▸ **What you will do**:
Each line from the line with "Write the D3.js code for this chart." to the line with "height = 486 - margin.top;", inclusive, is to be repeated exactly; no other line and no picture belongs in the copy.

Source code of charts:
━━━━━━━━━━━━━━━━━━━━━━━━━━━━━━

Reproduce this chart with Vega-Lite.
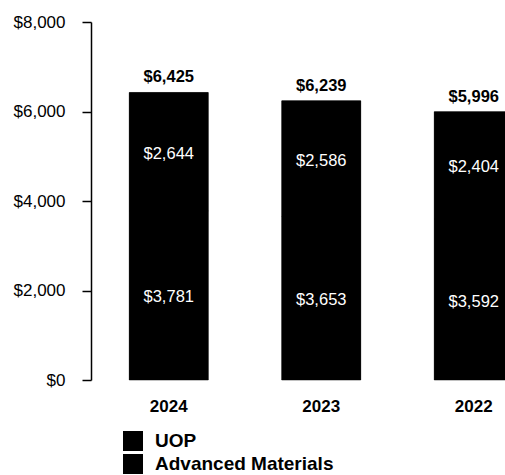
{
  "$schema": "https://vega.github.io/schema/vega-lite/v6.json",
  "autosize": {"type": "none"},
  "width": 414,
  "height": 358,
  "padding": {"left": 91, "top": 22, "right": 0, "bottom": 95},
  "background": "white",
  "config": {"view": {"stroke": null}, "font": "Liberation Sans"},
  "data": {"values": [
    {"year": "2024", "segment": "Advanced Materials", "value": 3781, "order": 1},
    {"year": "2024", "segment": "UOP", "value": 2644, "order": 2},
    {"year": "2023", "segment": "Advanced Materials", "value": 3653, "order": 1},
    {"year": "2023", "segment": "UOP", "value": 2586, "order": 2},
    {"year": "2022", "segment": "Advanced Materials", "value": 3592, "order": 1},
    {"year": "2022", "segment": "UOP", "value": 2404, "order": 2}
  ]},
  "encoding": {
    "x": {
      "field": "year", "type": "nominal", "sort": ["2024", "2023", "2022"],
      "scale": {"range": [1.5, 459], "paddingInner": 0.482, "paddingOuter": 0.241},
      "axis": {"title": null, "domain": false, "ticks": false, "labelAngle": 0, "labelFontSize": 17, "labelFontWeight": "bold", "labelColor": "black", "labelPadding": 18, "labelFont": "Liberation Sans"}
    }
  },
  "layer": [
    {
      "transform": [{"aggregate": [{"op": "sum", "field": "value", "as": "total"}], "groupby": ["year"]}],
      "mark": {"type": "bar", "color": "black"},
      "encoding": {
        "y": {"field": "total", "type": "quantitative"}
      }
    },
    {
      "mark": {"type": "bar", "stroke": "black", "strokeWidth": 0.5},
      "encoding": {
        "y": {"field": "value", "type": "quantitative", "stack": "zero",
          "scale": {"domain": [0, 8000]},
          "axis": {"title": null, "values": [0, 2000, 4000, 6000, 8000], "format": "$,.0f", "grid": false, "domainColor": "black", "domainWidth": 1.5, "tickColor": "black", "tickWidth": 1.5, "tickSize": 9, "labelPadding": 17, "labelFontSize": 17, "labelColor": "black", "labelFont": "Liberation Sans"}},
        "color": {"field": "segment", "type": "nominal",
          "scale": {"domain": ["UOP", "Advanced Materials"], "range": ["black", "black"]},
          "legend": {"title": null, "orient": "none", "legendX": 32, "legendY": 409, "symbolType": "square", "symbolSize": 400, "symbolStrokeWidth": 0, "symbolFillColor": "black", "labelFontSize": 19, "labelFontWeight": "bold", "labelColor": "black", "labelFont": "Liberation Sans", "labelLimit": 400, "rowPadding": 3, "labelOffset": 12, "symbolOffset": 0}},
        "order": {"field": "order", "type": "quantitative"}
      }
    },
    {
      "transform": [
        {"stack": "value", "groupby": ["year"], "sort": [{"field": "order"}], "as": ["y0", "y1"]},
        {"calculate": "(datum.y0 + datum.y1) / 2", "as": "mid"}
      ],
      "mark": {"type": "text", "color": "white", "fontSize": 16.5, "font": "Liberation Sans", "baseline": "middle", "dy": 2},
      "encoding": {
        "y": {"field": "mid", "type": "quantitative"},
        "text": {"field": "value", "type": "quantitative", "format": "$,.0f"}
      }
    },
    {
      "transform": [{"aggregate": [{"op": "sum", "field": "value", "as": "total"}], "groupby": ["year"]}],
      "mark": {"type": "text", "color": "black", "fontSize": 16.5, "fontWeight": "bold", "font": "Liberation Sans", "baseline": "bottom", "dy": -7},
      "encoding": {
        "y": {"field": "total", "type": "quantitative"},
        "text": {"field": "total", "type": "quantitative", "format": "$,.0f"}
      }
    }
  ]
}
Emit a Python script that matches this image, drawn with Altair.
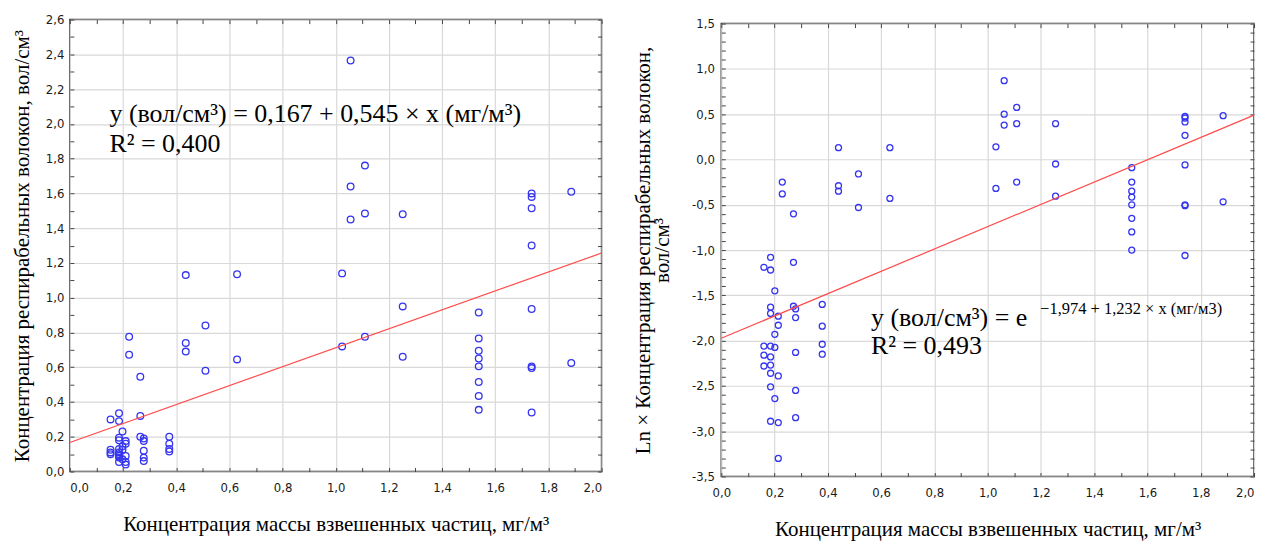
import altair as alt
import pandas as pd

# ---------------- data ----------------
left_x = [
    0.153, 0.153, 0.153, 0.153,
    0.185, 0.185, 0.185, 0.185, 0.185, 0.185, 0.185, 0.185, 0.185, 0.185,
    0.198, 0.198, 0.198, 0.198,
    0.21, 0.21, 0.21, 0.21, 0.21,
    0.223, 0.223,
    0.265, 0.265, 0.265,
    0.278, 0.278, 0.278, 0.278, 0.278,
    0.374, 0.374, 0.374, 0.374,
    0.436, 0.436, 0.436,
    0.51, 0.51,
    0.629, 0.629,
    1.024, 1.024,
    1.056, 1.056, 1.056,
    1.11, 1.11, 1.11,
    1.252, 1.252, 1.252,
    1.538, 1.538, 1.538, 1.538, 1.538, 1.538, 1.538, 1.538,
    1.737, 1.737, 1.737, 1.737, 1.737, 1.737, 1.737, 1.737,
    1.886, 1.886,
]
left_y = [
    0.30, 0.125, 0.11, 0.10,
    0.335, 0.29, 0.195, 0.18, 0.13, 0.11, 0.10, 0.09, 0.08, 0.055,
    0.23, 0.145, 0.125, 0.07,
    0.175, 0.16, 0.09, 0.055, 0.04,
    0.775, 0.672,
    0.545, 0.32, 0.20,
    0.19, 0.175, 0.12, 0.08, 0.06,
    0.20, 0.16, 0.13, 0.115,
    1.13, 0.74, 0.69,
    0.84, 0.58,
    1.135, 0.645,
    1.14, 0.72,
    2.365, 1.64, 1.45,
    1.76, 1.485, 0.775,
    1.48, 0.95, 0.66,
    0.915, 0.765, 0.695, 0.65, 0.605, 0.515, 0.435, 0.355,
    1.60, 1.58, 1.515, 1.30, 0.935, 0.605, 0.595, 0.34,
    1.61, 0.625,
]

right_x = [
    0.16, 0.16, 0.16, 0.16,
    0.185, 0.185, 0.185, 0.185, 0.185, 0.185, 0.185, 0.185, 0.185, 0.185,
    0.201, 0.201, 0.201, 0.201,
    0.214, 0.214, 0.214, 0.214, 0.214,
    0.229, 0.229,
    0.271, 0.271, 0.271,
    0.279, 0.279, 0.279, 0.279, 0.279,
    0.379, 0.379, 0.379, 0.379,
    0.44, 0.44, 0.44,
    0.515, 0.515,
    0.633, 0.633,
    1.031, 1.031,
    1.062, 1.062, 1.062,
    1.109, 1.109, 1.109,
    1.255, 1.255, 1.255,
    1.541, 1.541, 1.541, 1.541, 1.541, 1.541, 1.541, 1.541,
    1.741, 1.741, 1.741, 1.741, 1.741, 1.741, 1.741, 1.741,
    1.884, 1.884,
]
right_y = [
    -1.19, -2.06, -2.16, -2.28,
    -1.08, -1.22, -1.63, -1.70, -2.06, -2.18, -2.27, -2.36, -2.51, -2.89,
    -1.45, -1.93, -2.075, -2.64,
    -1.73, -1.83, -2.39, -2.905, -3.30,
    -0.25, -0.38,
    -0.60, -1.135, -1.62,
    -1.65, -1.745, -2.13, -2.55, -2.85,
    -1.60, -1.84, -2.04, -2.15,
    0.13, -0.29, -0.35,
    -0.16, -0.53,
    0.13, -0.43,
    0.14, -0.32,
    0.87, 0.50, 0.38,
    0.575, 0.395, -0.25,
    0.395, -0.05, -0.405,
    -0.09, -0.25, -0.35, -0.415, -0.50, -0.65, -0.80, -1.00,
    0.476, 0.458, 0.414, 0.267, -0.06, -0.50, -0.51, -1.06,
    0.484, -0.467,
]

# regression coefficients (intercept, slope) as printed on the chart
left_coef = [0.167, 0.545]
right_coef = [-1.974, 1.232]

# axis ticks (every 0.1)
x_ticks = [round(i * 0.1, 1) for i in range(0, 21)]
left_y_ticks = [round(i * 0.1, 1) for i in range(0, 27)]
right_y_ticks = [round(-3.5 + i * 0.1, 1) for i in range(0, 51)]

x_title = "Концентрация массы взвешенных частиц, мг/м³"
left_y_title = "Концентрация респирабельных волокон, вол/см³"
right_y_title = ["Ln × Концентрация респирабельных волокон,", "вол/см³"]

left_eq = "y (вол/см³) = 0,167 + 0,545 × x (мг/м³)"
left_r2 = "R² = 0,400"
right_eq = "y (вол/см³) = e"
right_exp = "−1,974 + 1,232 × x (мг/м3)"
right_r2 = "R² = 0,493"

LABEL_FONT = "Liberation Sans Narrow, DejaVu Sans Condensed, sans-serif"
SERIF = "Liberation Serif"
PT_COLOR = "#3535f0"
LINE_COLOR = "#ff4a4a"

X_TEST = "round(datum.value * 10) % 2 == 0"
LY_TEST = "round(datum.value * 10) % 2 == 0"
RY_TEST = "round(datum.value * 10) % 5 == 0"


def num_label(test):
    return ("(" + test + ") ? replace(replace(format(datum.value, '.1f'), '.', ','), '\u2212', '-') : ''")


def cond(test, a, b):
    return {"condition": {"test": test, "value": a}, "value": b}


def panel(px, py, coef, y_dom, y_ticks, y_test, y_title, w, h, pt_size,
          texts, last_right, y_title_pad, y_label_pad, x_title_pad):
    x_dom = [0.0, 2.0]
    pts = pd.DataFrame({"x": px, "y": py})
    line = pd.DataFrame({"x": x_dom, "y": [coef[0] + coef[1] * v for v in x_dom]})
    xs = alt.Scale(domain=x_dom, nice=False, zero=False)
    ys = alt.Scale(domain=y_dom, nice=False, zero=False)

    x_axis_kw = dict(
        values=x_ticks, labelExpr=num_label(X_TEST), labelOverlap=False,
        grid=True, gridOpacity=cond(X_TEST, 1, 0), ticks=True, tickSize=4,
        offset=-4, labelPadding=10, title=x_title, titlePadding=x_title_pad,
    )
    if last_right:
        x_axis_kw["labelAlign"] = cond("datum.value > 1.95", "right", "center")
    main_x = alt.Axis(**x_axis_kw)
    main_y = alt.Axis(
        values=y_ticks, labelExpr=num_label(y_test), labelOverlap=False,
        grid=True, gridOpacity=cond(y_test, 1, 0), ticks=True, tickSize=4,
        offset=-4, labelPadding=y_label_pad, title=y_title, minExtent=0,
        titlePadding=y_title_pad, titleLineHeight=19,
    )
    top_x = alt.Axis(orient="top", values=x_ticks, labels=False, grid=False, minExtent=0,
                     ticks=True, tickSize=4, offset=-4, title=None, domain=False)
    right_y = alt.Axis(orient="right", values=y_ticks, labels=False, grid=False, minExtent=0,
                       ticks=True, tickSize=4, offset=-4, title=None, domain=False)

    points = alt.Chart(pts).mark_point(
        shape="circle", filled=False, color=PT_COLOR, strokeWidth=1.3, size=pt_size, opacity=1
    ).encode(
        x=alt.X("x:Q", scale=xs, axis=main_x),
        y=alt.Y("y:Q", scale=ys, axis=main_y),
    )
    reg = alt.Chart(line).mark_line(color=LINE_COLOR, strokeWidth=1.2).encode(
        x=alt.X("x:Q", scale=xs, axis=top_x),
        y=alt.Y("y:Q", scale=ys, axis=right_y),
    )
    layers = [points, reg]
    for (tx, ty, txt, fs) in texts:
        tdf = pd.DataFrame({"x": [tx], "y": [ty], "t": [txt]})
        layers.append(
            alt.Chart(tdf).mark_text(
                align="left", baseline="alphabetic", font=SERIF, fontSize=fs, color="#000000"
            ).encode(
                x=alt.X("x:Q", scale=xs, axis=None),
                y=alt.Y("y:Q", scale=ys, axis=None),
                text="t:N",
            )
        )
    return alt.layer(*layers).resolve_axis(x="independent", y="independent").properties(
        width=w, height=h
    )


left = panel(
    left_x, left_y, left_coef, [0.0, 2.6], left_y_ticks, LY_TEST, left_y_title,
    533, 453, 45,
    [(0.149, 2.011, left_eq, 26), (0.149, 1.839, left_r2, 26)],
    False, 13, 6, 19,
)
right = panel(
    right_x, right_y, right_coef, [-3.5, 1.5], right_y_ticks, RY_TEST, right_y_title,
    534, 454, 36,
    [(0.562, -1.84, right_eq, 26), (0.562, -2.149, right_r2, 26), (1.197, -1.708, right_exp, 16.5)],
    True, 19, 7, 19,
)

# invisible spacer that drops the right panel a few pixels, as in the original
spacer = alt.Chart(pd.DataFrame({"v": [0]})).mark_point(opacity=0).encode(
    x=alt.value(0), y=alt.value(0)
).properties(width=10, height=1, view=alt.ViewBackground(strokeOpacity=0))

chart = alt.hconcat(
    left, alt.vconcat(spacer, right, spacing=3, bounds="flush"), spacing=26
).properties(
    padding={"left": 2, "top": 4, "right": 0, "bottom": 0}
).configure_view(
    stroke="#333333", strokeWidth=1.5
).configure_axis(
    labelFont=LABEL_FONT, labelFontSize=13, labelColor="#1a1a1a",
    titleFont=SERIF, titleFontSize=21, titleFontWeight="normal", titleColor="#000000",
    gridColor="#d9d9d9", gridWidth=1.2, tickColor="#444444", tickWidth=1, domain=False,
)

chart.save("out.html", embed_options={"renderer": "svg", "actions": False})
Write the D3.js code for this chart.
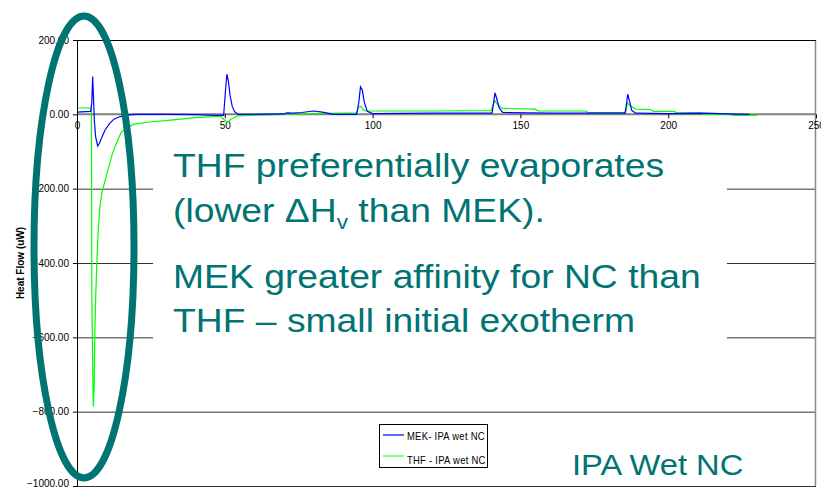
<!DOCTYPE html>
<html>
<head>
<meta charset="utf-8">
<script src="https://cdn.jsdelivr.net/npm/d3@7"></script>
<style>
  body { margin: 0; background: #fff; }
  svg { display: block; font-family: "Liberation Sans", Arial, sans-serif; }
</style>
</head>
<body>
<div id="chart"></div>
<script>
// data
var mekTime = [0, 4.6, 5.0, 5.3, 5.6, 5.9, 6.3, 7.0, 7.6, 8.5, 9.5, 11, 12.5, 14.5, 17, 20, 30, 40, 47, 49.6, 50.2, 50.7, 51.2, 51.8, 52.5, 53.3, 54.5, 60, 70, 71, 73, 76, 78, 80, 83, 85.5, 87, 94.6, 95.3, 95.9, 96.5, 97.2, 98.2, 100, 120, 140.4, 140.9, 141.4, 142.0, 142.8, 144, 160, 185.4, 185.9, 186.3, 186.9, 187.7, 189, 200, 212, 220, 227.5];
var mekFlow = [6, 8, 30, 102, 40, -20, -60, -85, -78, -60, -42, -25, -13, -6, -2, 0, 0, -1, -3, -3, 60, 108, 90, 50, 22, 7, 0, 0, 1, 4, 3, 5, 7, 9, 6, 2, 0, 0, 30, 74, 66, 32, 8, 2, 3, 3, 28, 58, 42, 18, 5, 3, 3, 28, 54, 36, 10, 3, 2, 3, 1, 0];

var thfTime = [0, 4.9, 5.0, 5.5, 5.8, 6.0, 6.3, 6.7, 7.2, 7.8, 8.4, 10.1, 12.0, 14.0, 15.0, 17, 19, 25, 30, 40, 48.5, 50.8, 52, 54.5, 60, 70, 80, 94.5, 95.3, 96.0, 96.8, 98, 120, 140.1, 140.7, 141.4, 142.5, 144, 155, 156, 172, 173, 185.6, 186.2, 187, 189, 194, 195, 202, 203, 211, 212, 221, 222, 230];
var thfFlow = [17, 17, -480, -786, -740, -600, -500, -400, -310, -247, -211, -160, -105, -65, -48, -36, -27, -20, -17, -9, -5, -22, -13, -4, -2, 0, 2, 4, 20, 22, 12, 9, 9, 10, 25, 36, 24, 16, 14, 9, 9, 5, 5, 31, 24, 14, 13, 8, 8, 4, 4, 0, 0, -3, -3];

var xTicks = [0, 50, 100, 150, 200, 250];
var yTicks = [200, 0, -200, -400, -600, -800, -1000];

var seriesNames = ["MEK- IPA wet NC", "THF - IPA wet NC"];
var seriesColors = ["#0000ff", "#00ff00"];

var noteLines1 = ["THF preferentially evaporates", "(lower \u0394H", "v", " than MEK)."];
var noteLines2 = ["MEK greater affinity for NC than", "THF \u2013 small initial exotherm"];
var cornerNote = "IPA Wet NC";

var teal = "#007373";

// set the dimensions and margins of the graph
var W = 821, H = 489;
var margin = {top: 40, right: 5, bottom: 3, left: 77},
    width = 816 - margin.left,
    height = 486 - margin.top;

var x = d3.scaleLinear().domain([0, 250]).range([0, width]);
var y = d3.scaleLinear().domain([-1000, 200]).range([height, 0]);

var svg0 = d3.select("#chart").append("svg")
    .attr("width", W)
    .attr("height", H);

var svg = svg0.append("g")
    .attr("transform", "translate(" + margin.left + "," + margin.top + ")");

svg.append("clipPath").attr("id", "clip")
  .append("rect").attr("width", width).attr("height", height);

// gridlines
svg.selectAll(".grid")
    .data(yTicks.filter(function(d) { return d != 0; }))
  .enter().append("line")
    .attr("class", "grid")
    .attr("x1", 0).attr("x2", width)
    .attr("y1", function(d) { return y(d) + 0.5; })
    .attr("y2", function(d) { return y(d) + 0.5; })
    .attr("stroke", "#333")
    .attr("stroke-width", 1);

// right border
svg.append("line")
    .attr("x1", width - 0.5).attr("x2", width - 0.5)
    .attr("y1", 0).attr("y2", height)
    .attr("stroke", "#888").attr("stroke-width", 1.5);

// y axis
var yAxis = svg.append("g")
    .attr("class", "y axis")
    .call(d3.axisLeft(y).tickValues(yTicks).tickSize(4).tickSizeOuter(0)
      .tickFormat(d3.format(".2f")));
yAxis.select(".domain").attr("stroke", "#000");
yAxis.selectAll("text").style("font-size", "10px").attr("fill", "#000").attr("x", -8);
// last label sits on the bottom edge, nudge it up a bit
yAxis.selectAll("text").filter(function(d) { return d == -1000; }).attr("dy", "0.05em");

// zero line
svg.append("line")
    .attr("x1", 0).attr("x2", width)
    .attr("y1", y(0)).attr("y2", y(0))
    .attr("stroke", "#808080").attr("stroke-width", 2);

// x axis sits on zero
var xAxis = svg.append("g")
    .attr("class", "x axis")
    .attr("transform", "translate(0," + y(0) + ")")
    .call(d3.axisBottom(x).tickValues(xTicks).tickSize(4).tickSizeOuter(0));
xAxis.select(".domain").remove();
xAxis.selectAll("line").attr("stroke", "#000");
xAxis.selectAll("text").style("font-size", "10px").attr("fill", "#000").attr("y", 8);

// lines
var line = d3.line()
    .x(function(d) { return x(d[0]); })
    .y(function(d) { return y(d[1]); });

var lines = svg.append("g").attr("clip-path", "url(#clip)");
lines.append("path")
    .datum(d3.zip(thfTime, thfFlow))
    .attr("fill", "none")
    .attr("stroke", seriesColors[1])
    .attr("stroke-width", 1.2)
    .attr("d", line);
lines.append("path")
    .datum(d3.zip(mekTime, mekFlow))
    .attr("fill", "none")
    .attr("stroke", seriesColors[0])
    .attr("stroke-width", 1.2)
    .attr("d", line);

// top and left border on top
svg.append("line")
    .attr("x1", 0).attr("x2", width).attr("y1", 0.5).attr("y2", 0.5)
    .attr("stroke", "#000");
svg.append("line")
    .attr("x1", 0.5).attr("x2", 0.5).attr("y1", 0).attr("y2", height)
    .attr("stroke", "#000");

// y label
svg0.append("text")
    .attr("transform", "translate(24,263) rotate(-90)")
    .attr("text-anchor", "middle")
    .style("font-size", "10px")
    .style("font-weight", "700")
    .text("Heat Flow (uW)");

// white note box
svg0.append("rect")
    .attr("x", 153).attr("y", 133)
    .attr("width", 574).attr("height", 212)
    .attr("fill", "#fff");

// note text is a little wider than plain Arial, stretch it
var notes = svg0.append("g")
    .attr("transform", "translate(173,0) scale(1.13,1)")
    .attr("fill", teal)
    .style("font-size", "33px");

notes.append("text").attr("x", 0).attr("y", 177).text(noteLines1[0]);

var t2 = notes.append("text").attr("x", 0).attr("y", 222);
t2.append("tspan").text(noteLines1[1]);
t2.append("tspan").attr("dy", 7).style("font-size", "20px").text(noteLines1[2]);
t2.append("tspan").attr("dy", -7).text(noteLines1[3]);

notes.selectAll(".note2")
    .data(noteLines2)
  .enter().append("text")
    .attr("class", "note2")
    .attr("x", 0)
    .attr("y", function(d, i) { return 288 + i * 44; })
    .text(function(d) { return d; });

svg0.append("text")
    .attr("transform", "translate(572,475) scale(1.09,1)")
    .attr("fill", teal)
    .style("font-size", "30px")
    .text(cornerNote);

// legend
var lg = svg0.append("g").attr("transform", "translate(379,424)");
lg.append("rect")
    .attr("x", 0.5).attr("y", 0.5)
    .attr("width", 108).attr("height", 43)
    .attr("fill", "#fff").attr("stroke", "#000");
seriesNames.forEach(function(n, i) {
  var yy = 11 + i * 21;
  lg.append("line")
      .attr("x1", 4).attr("x2", 25)
      .attr("y1", yy).attr("y2", yy)
      .attr("stroke", i == 0 ? "#6666ff" : seriesColors[1])
      .attr("stroke-width", i == 0 ? 2 : 1);
  lg.append("text")
      .attr("x", 28).attr("y", yy + 4)
      .attr("transform", "translate(28,0) scale(0.9,1.1) translate(-28,0)")
      .style("font-size", "10.5px")
      .style("letter-spacing", "0.3px")
      .text(n);
});

// ellipse highlight
svg0.append("ellipse")
    .attr("cx", 84).attr("cy", 247)
    .attr("rx", 50).attr("ry", 231)
    .attr("fill", "none")
    .attr("stroke", teal)
    .attr("stroke-width", 7);
</script>
</body>
</html>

━━━━━━━━━━━━━━━━━━━━━━━━━━━━━━

▸ **Exercise response**:
Write the D3.js code for this chart.
<!DOCTYPE html>
<html>
<head>
<meta charset="utf-8">
<script src="https://cdn.jsdelivr.net/npm/d3@7"></script>
<style>
  body { margin: 0; background: #fff; }
  svg { display: block; font-family: "Liberation Sans", Arial, sans-serif; }
</style>
</head>
<body>
<div id="chart"></div>
<script>
// data
var mekTime = [0, 4.6, 5.0, 5.3, 5.6, 5.9, 6.3, 7.0, 7.6, 8.5, 9.5, 11, 12.5, 14.5, 17, 20, 30, 40, 47, 49.6, 50.2, 50.7, 51.2, 51.8, 52.5, 53.3, 54.5, 60, 70, 71, 73, 76, 78, 80, 83, 85.5, 87, 94.6, 95.3, 95.9, 96.5, 97.2, 98.2, 100, 120, 140.4, 140.9, 141.4, 142.0, 142.8, 144, 160, 185.4, 185.9, 186.3, 186.9, 187.7, 189, 200, 212, 220, 227.5];
var mekFlow = [6, 8, 30, 102, 40, -20, -60, -85, -78, -60, -42, -25, -13, -6, -2, 0, 0, -1, -3, -3, 60, 108, 90, 50, 22, 7, 0, 0, 1, 4, 3, 5, 7, 9, 6, 2, 0, 0, 30, 74, 66, 32, 8, 2, 3, 3, 28, 58, 42, 18, 5, 3, 3, 28, 54, 36, 10, 3, 2, 3, 1, 0];

var thfTime = [0, 4.9, 5.0, 5.5, 5.8, 6.0, 6.3, 6.7, 7.2, 7.8, 8.4, 10.1, 12.0, 14.0, 15.0, 17, 19, 25, 30, 40, 48.5, 50.8, 52, 54.5, 60, 70, 80, 94.5, 95.3, 96.0, 96.8, 98, 120, 140.1, 140.7, 141.4, 142.5, 144, 155, 156, 172, 173, 185.6, 186.2, 187, 189, 194, 195, 202, 203, 211, 212, 221, 222, 230];
var thfFlow = [17, 17, -480, -786, -740, -600, -500, -400, -310, -247, -211, -160, -105, -65, -48, -36, -27, -20, -17, -9, -5, -22, -13, -4, -2, 0, 2, 4, 20, 22, 12, 9, 9, 10, 25, 36, 24, 16, 14, 9, 9, 5, 5, 31, 24, 14, 13, 8, 8, 4, 4, 0, 0, -3, -3];

var xTicks = [0, 50, 100, 150, 200, 250];
var yTicks = [200, 0, -200, -400, -600, -800, -1000];

var seriesNames = ["MEK- IPA wet NC", "THF - IPA wet NC"];
var seriesColors = ["#0000ff", "#00ff00"];

var noteLines1 = ["THF preferentially evaporates", "(lower \u0394H", "v", " than MEK)."];
var noteLines2 = ["MEK greater affinity for NC than", "THF \u2013 small initial exotherm"];
var cornerNote = "IPA Wet NC";

var teal = "#007373";

// set the dimensions and margins of the graph
var W = 821, H = 489;
var margin = {top: 40, right: 5, bottom: 3, left: 77},
    width = 816 - margin.left,
    height = 486 - margin.top;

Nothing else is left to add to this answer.